Art Nouveau (1880 – 1910) was a reaction to academic art through the use of organic forms, curved lines, and unity with the natural environment. People embraced it by bringing this decorative style into their households and supporting it in the fine arts as well. A new style that rejected the imitation of the past. Art Nouveau embraced new materials and electrical lighting as well as modern industrialization. It is a blending of art which included art glass, painting and sculpture. A period of great exploration and the embrace of returning to nature. Art and the objects of art become a part of the interior. It was a style that was very ornamental, but it was not based on past historical design and it always referenced nature. Below are pictures that highlight "a new style for a new age". I personally find the style the quirky and very appealing. As to whether it fits my Parisian Chic I am uncertain yet, I will need to make some mock screen prints with the Art Nouveau style. 
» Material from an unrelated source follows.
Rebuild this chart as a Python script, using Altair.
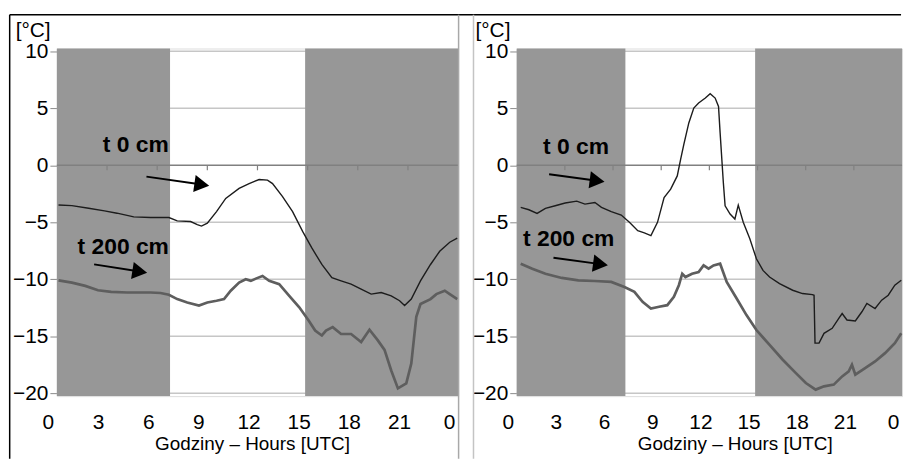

I have started looking pattern inspiration for the Art Nouveau. I am loving how the pattern is really twisting and curving. 
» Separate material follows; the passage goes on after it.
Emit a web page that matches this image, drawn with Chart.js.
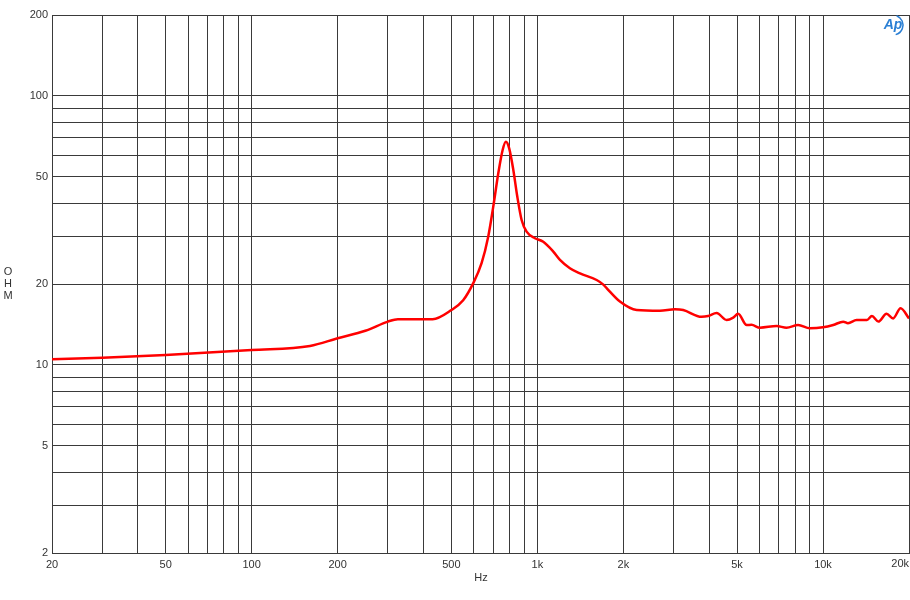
<!DOCTYPE html>
<html>
<head>
<meta charset="utf-8">
<script src="https://cdn.jsdelivr.net/npm/chart.js@4/dist/chart.umd.min.js"></script>
<style>
  html, body { margin: 0; padding: 0; background: #fff; }
  #wrap { width: 910px; height: 600px; position: relative; }
</style>
</head>
<body>
<div id="wrap"><canvas id="chart"></canvas></div>
<script>
// impedance curve
const freqs = [20, 30, 50, 100, 160, 200, 250, 300, 325, 430, 500, 550, 596, 638, 673, 701, 730, 756, 776, 797,
  824, 851, 881, 917, 981, 1049, 1137, 1200, 1300, 1410, 1613, 1702, 1748, 1946, 2227, 2686, 3031, 3240, 3758, 3960,
  4242, 4597, 4850, 5045, 5402, 5620, 6014, 6882, 7450, 8185, 8990, 10000, 10860, 11770, 12230, 13110, 14250, 14830,
  15620, 16690, 17600, 18690, 20000];
const ohms = [10.5, 10.64, 10.9, 11.37, 11.77, 12.57, 13.4, 14.5, 14.8, 14.8, 16.0, 17.4, 20.1, 23.9, 30.0, 38.8, 51.6, 63.0, 67.6, 63.9,
  53.1, 42.2, 34.6, 31.3, 29.6, 28.7, 26.4, 24.6, 22.9, 21.9, 20.7, 19.9, 19.3, 17.2, 16.0, 15.9, 16.1, 16.0, 15.1, 15.2,
  15.6, 14.7, 15.0, 15.5, 14.08, 14.1, 13.76, 13.96, 13.76, 14.08, 13.69, 13.8, 14.08, 14.49, 14.3, 14.7, 14.7, 15.2,
  14.5, 15.5, 14.9, 16.25, 14.9];

const xGrid = [20, 30, 40, 50, 60, 70, 80, 90, 100, 200, 300, 400, 500, 600, 700, 800, 900, 1000,
  2000, 3000, 4000, 5000, 6000, 7000, 8000, 9000, 10000, 20000];
const xLabels = [20, 50, 100, 200, 500, 1000, 2000, 5000, 10000, 20000];
const yGrid = [2, 3, 4, 5, 6, 7, 8, 9, 10, 20, 30, 40, 50, 60, 70, 80, 90, 100, 200];
const yLabels = [2, 5, 10, 20, 50, 100, 200];

const gridColor = '#3a3a3a';
const textColor = '#333';
const font = { family: 'Liberation Sans, Arial, sans-serif', size: 11 };

let points = [];
for (let i = 0; i < freqs.length; i++) {
  points.push({ x: freqs[i], y: ohms[i] });
}

function fmtHz(v) {
  if (v >= 1000) return (v / 1000) + 'k';
  return String(v);
}

// axis titles, the right-edge label and the little AP mark
const extras = {
  id: 'extras',
  afterDraw(chart) {
    const ctx = chart.ctx;
    const area = chart.chartArea;
    const lastX = xLabels[xLabels.length - 1];
    ctx.save();
    ctx.fillStyle = textColor;
    ctx.font = '11px Liberation Sans, Arial, sans-serif';
    ctx.textAlign = 'right';
    ctx.textBaseline = 'top';
    ctx.fillText(fmtHz(lastX), chart.scales.x.getPixelForValue(lastX), area.bottom + 5);

    ctx.textAlign = 'center';
    ctx.textBaseline = 'middle';
    ctx.fillText('Hz', 481, 578);
    ctx.fillText('O', 8, 272);
    ctx.fillText('H', 8, 284);
    ctx.fillText('M', 8, 296);

    ctx.fillStyle = '#2a7fd4';
    ctx.font = 'italic bold 14px Liberation Sans, Arial, sans-serif';
    ctx.fillText('Ap', 893, 25);
    ctx.strokeStyle = '#2a7fd4';
    ctx.lineWidth = 1.5;
    ctx.beginPath();
    ctx.arc(893, 25, 10, -1.2, 1.3);
    ctx.stroke();
    ctx.restore();
  }
};

new Chart(document.getElementById('chart'), {
  type: 'line',
  data: {
    datasets: [{
      data: points,
      borderColor: '#ff0000',
      borderWidth: 2.5,
      pointRadius: 0,
      fill: false,
      cubicInterpolationMode: 'monotone'
    }]
  },
  options: {
    responsive: true,
    maintainAspectRatio: false,
    animation: false,
    layout: { padding: { top: 15, right: 1, left: 0, bottom: 0 } },
    plugins: { legend: { display: false }, tooltip: { enabled: false } },
    scales: {
      x: {
        type: 'logarithmic',
        min: 20,
        max: 20000,
        afterBuildTicks: (axis) => { axis.ticks = xGrid.map(v => ({ value: v })); },
        afterFit: (scale) => {
          scale.height = 47;
          scale.paddingLeft = 0;
          scale.paddingRight = 0;
        },
        grid: { color: gridColor, lineWidth: 1, drawTicks: false },
        border: { color: gridColor },
        ticks: {
          autoSkip: false,
          maxRotation: 0,
          padding: 5,
          color: textColor,
          font: font,
          // the last label is drawn by the plugin, right-aligned
          callback: (v) => (xLabels.includes(v) && v !== 20000) ? fmtHz(v) : ''
        }
      },
      y: {
        type: 'logarithmic',
        min: 2,
        max: 200,
        afterBuildTicks: (axis) => { axis.ticks = yGrid.map(v => ({ value: v })); },
        afterFit: (scale) => {
          scale.width = 52;
          scale.paddingTop = 0;
          scale.paddingBottom = 0;
        },
        grid: { color: gridColor, lineWidth: 1, drawTicks: false },
        border: { color: gridColor },
        ticks: {
          autoSkip: false,
          padding: 4,
          color: textColor,
          font: font,
          callback: (v) => yLabels.includes(v) ? String(v) : ''
        }
      }
    }
  },
  plugins: [extras]
});
</script>
</body>
</html>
A French designer I have took interest in is Louis Majorelle. I came across him whilst looking for Art Nouveau inspiration. Louis Majorelle was a French decorator and furniture designer who manufactured his own designs, in the French tradition of the cabinet making. He was one of the outstanding designers of furniture in the Art Nouveau style. The Majorelle firm's factory was designed by famous École de Nancy architect Lucien Weissenburger in the western part of Nancy. In the 1880s Majorelle turned out pastiches of Louis XV furniture styles, which he exhibited in 1894 at the Exposition d'Art Décoratif et Industriel [Exposition of Decorative and Industrial Art] in Nancy, but the influence of the glass- and furniture-maker Emile Gallé, inspired him to take his production in new directions. Beginning in the 1890s, Majorelle's furniture, embellished with inlays, took their inspiration from nature: stems of plants, waterlily leaves, tendrils, dragonflies. Before 1900 he added a metalworking atelier to the workshops, to produce drawerpulls and mounts in keeping with the fluid lines of his woodwork. His studio also was responsible for the ironwork of balconies, staircase railings, and exterior details on many buildings in Nancy at the turn of the twentieth century. Some of his original woodwork designs can still be found in Grand Hotel Moderne, Lourdes. Often collaborating on lamp designs with the Daum Frères glassworks of Nancy, he helped make the city one of the European centers of Art Nouveau. At the apogee of the Belle époque, during the 1900 Paris World's Fair,  Majorelle's designs triumphed. By 1910, Majorelle had opened shops for his furniture in Nancy, Paris, Lyon, and Lille.